#### Prompt
Write out the entries below exactly, starting at the first line and stopping after the line that contains "plt.rcParams['font.family'] = ['Liberation"; skip all pictures.

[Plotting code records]
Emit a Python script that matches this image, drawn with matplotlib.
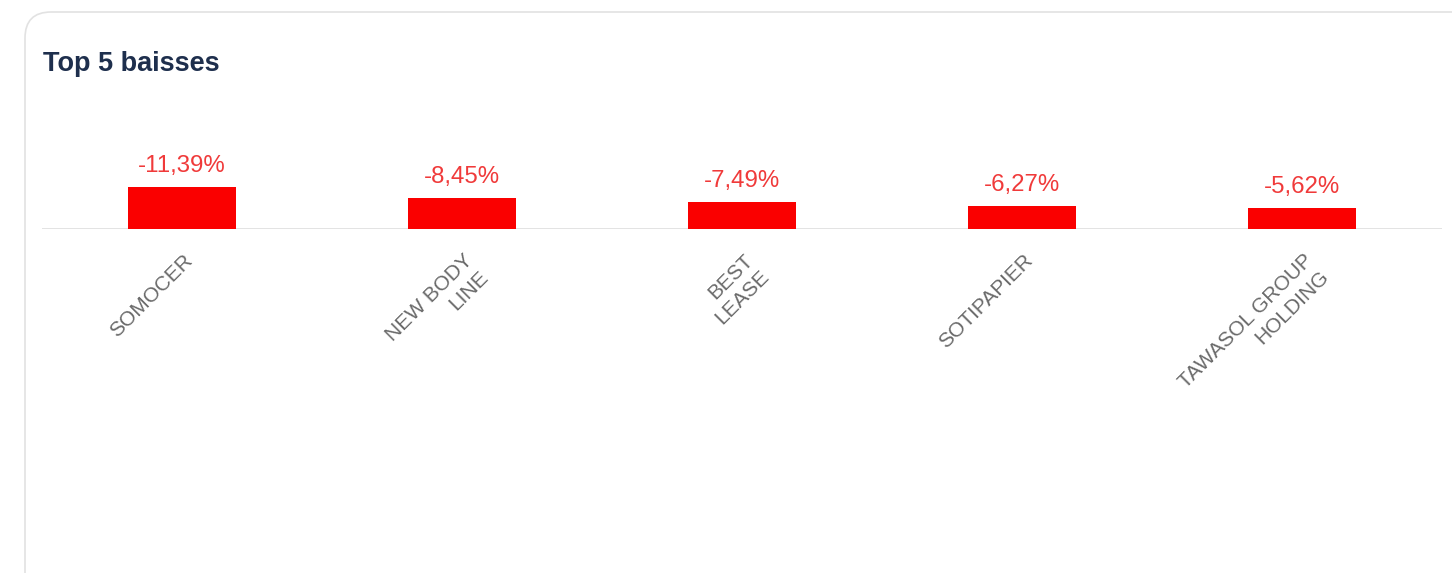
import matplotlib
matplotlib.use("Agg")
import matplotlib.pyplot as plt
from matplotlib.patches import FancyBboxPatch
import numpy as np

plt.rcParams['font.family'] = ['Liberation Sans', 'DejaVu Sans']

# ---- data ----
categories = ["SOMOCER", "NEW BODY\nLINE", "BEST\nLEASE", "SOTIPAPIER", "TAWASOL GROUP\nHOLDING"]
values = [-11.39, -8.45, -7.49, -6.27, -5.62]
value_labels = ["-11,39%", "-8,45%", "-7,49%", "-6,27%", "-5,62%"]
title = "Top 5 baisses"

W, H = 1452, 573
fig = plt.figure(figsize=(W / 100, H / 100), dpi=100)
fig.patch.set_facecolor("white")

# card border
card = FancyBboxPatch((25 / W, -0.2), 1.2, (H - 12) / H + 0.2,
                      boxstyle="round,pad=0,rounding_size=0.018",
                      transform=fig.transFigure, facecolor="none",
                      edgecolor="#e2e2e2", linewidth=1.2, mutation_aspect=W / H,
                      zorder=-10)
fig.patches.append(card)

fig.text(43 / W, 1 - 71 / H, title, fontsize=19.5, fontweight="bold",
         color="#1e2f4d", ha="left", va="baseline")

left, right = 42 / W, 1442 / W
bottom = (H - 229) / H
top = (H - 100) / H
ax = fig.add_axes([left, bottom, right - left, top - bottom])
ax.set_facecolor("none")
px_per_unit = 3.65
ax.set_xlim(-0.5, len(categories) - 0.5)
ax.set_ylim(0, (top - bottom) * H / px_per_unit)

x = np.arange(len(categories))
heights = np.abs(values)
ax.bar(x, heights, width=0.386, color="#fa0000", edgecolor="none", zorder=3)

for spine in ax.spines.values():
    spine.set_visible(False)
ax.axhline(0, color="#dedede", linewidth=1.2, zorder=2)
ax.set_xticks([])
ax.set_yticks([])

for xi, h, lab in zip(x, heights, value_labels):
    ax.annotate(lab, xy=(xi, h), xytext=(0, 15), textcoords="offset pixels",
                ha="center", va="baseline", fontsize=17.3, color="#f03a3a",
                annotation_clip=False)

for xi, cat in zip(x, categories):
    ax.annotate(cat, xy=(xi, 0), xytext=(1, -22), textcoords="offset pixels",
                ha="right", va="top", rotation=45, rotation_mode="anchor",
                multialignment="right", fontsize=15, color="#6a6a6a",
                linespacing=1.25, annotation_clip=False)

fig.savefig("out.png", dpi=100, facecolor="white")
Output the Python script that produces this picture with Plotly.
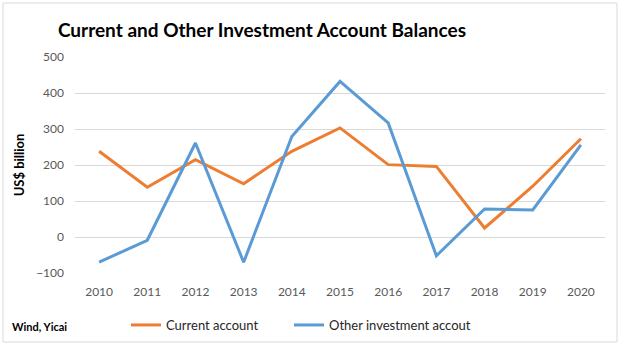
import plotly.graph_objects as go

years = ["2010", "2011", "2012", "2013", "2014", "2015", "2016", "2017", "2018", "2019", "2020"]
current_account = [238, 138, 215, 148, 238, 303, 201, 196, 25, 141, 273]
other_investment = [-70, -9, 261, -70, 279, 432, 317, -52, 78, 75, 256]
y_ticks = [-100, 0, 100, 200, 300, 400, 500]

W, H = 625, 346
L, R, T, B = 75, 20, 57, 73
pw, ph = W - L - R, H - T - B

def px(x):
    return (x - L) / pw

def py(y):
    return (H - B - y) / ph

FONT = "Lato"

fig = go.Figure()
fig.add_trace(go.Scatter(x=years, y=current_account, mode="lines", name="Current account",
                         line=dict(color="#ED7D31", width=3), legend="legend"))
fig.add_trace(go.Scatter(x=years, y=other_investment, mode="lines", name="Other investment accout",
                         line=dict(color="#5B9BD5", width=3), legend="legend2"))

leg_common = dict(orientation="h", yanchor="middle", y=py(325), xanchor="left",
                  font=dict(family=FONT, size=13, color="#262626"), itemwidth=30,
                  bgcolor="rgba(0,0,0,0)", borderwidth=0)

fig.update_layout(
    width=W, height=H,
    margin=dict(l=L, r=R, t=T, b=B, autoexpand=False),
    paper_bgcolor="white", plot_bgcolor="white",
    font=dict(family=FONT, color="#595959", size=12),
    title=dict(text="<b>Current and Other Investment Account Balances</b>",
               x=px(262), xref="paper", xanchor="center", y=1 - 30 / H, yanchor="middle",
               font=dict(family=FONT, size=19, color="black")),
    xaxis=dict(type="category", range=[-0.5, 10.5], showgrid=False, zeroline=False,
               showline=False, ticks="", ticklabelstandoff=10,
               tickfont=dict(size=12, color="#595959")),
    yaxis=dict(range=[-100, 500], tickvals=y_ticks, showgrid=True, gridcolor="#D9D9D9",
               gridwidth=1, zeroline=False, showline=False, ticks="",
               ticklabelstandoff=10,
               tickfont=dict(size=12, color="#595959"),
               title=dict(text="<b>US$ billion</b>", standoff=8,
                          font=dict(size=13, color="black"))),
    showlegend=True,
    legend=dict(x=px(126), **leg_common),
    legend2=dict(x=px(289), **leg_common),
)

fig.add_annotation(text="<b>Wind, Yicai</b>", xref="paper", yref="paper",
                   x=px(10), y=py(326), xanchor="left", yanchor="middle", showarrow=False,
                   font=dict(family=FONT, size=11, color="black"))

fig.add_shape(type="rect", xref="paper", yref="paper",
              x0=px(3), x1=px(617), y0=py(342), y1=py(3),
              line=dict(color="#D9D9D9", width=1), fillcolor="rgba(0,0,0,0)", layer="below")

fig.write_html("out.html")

#### Task response
Emit a Python script that matches this image, drawn with matplotlib.
import matplotlib
matplotlib.use("Agg")
import matplotlib.pyplot as plt
from matplotlib.patches import FancyBboxPatch
import numpy as np

plt.rcParams['font.family'] = ['Liberation Sans', 'DejaVu Sans']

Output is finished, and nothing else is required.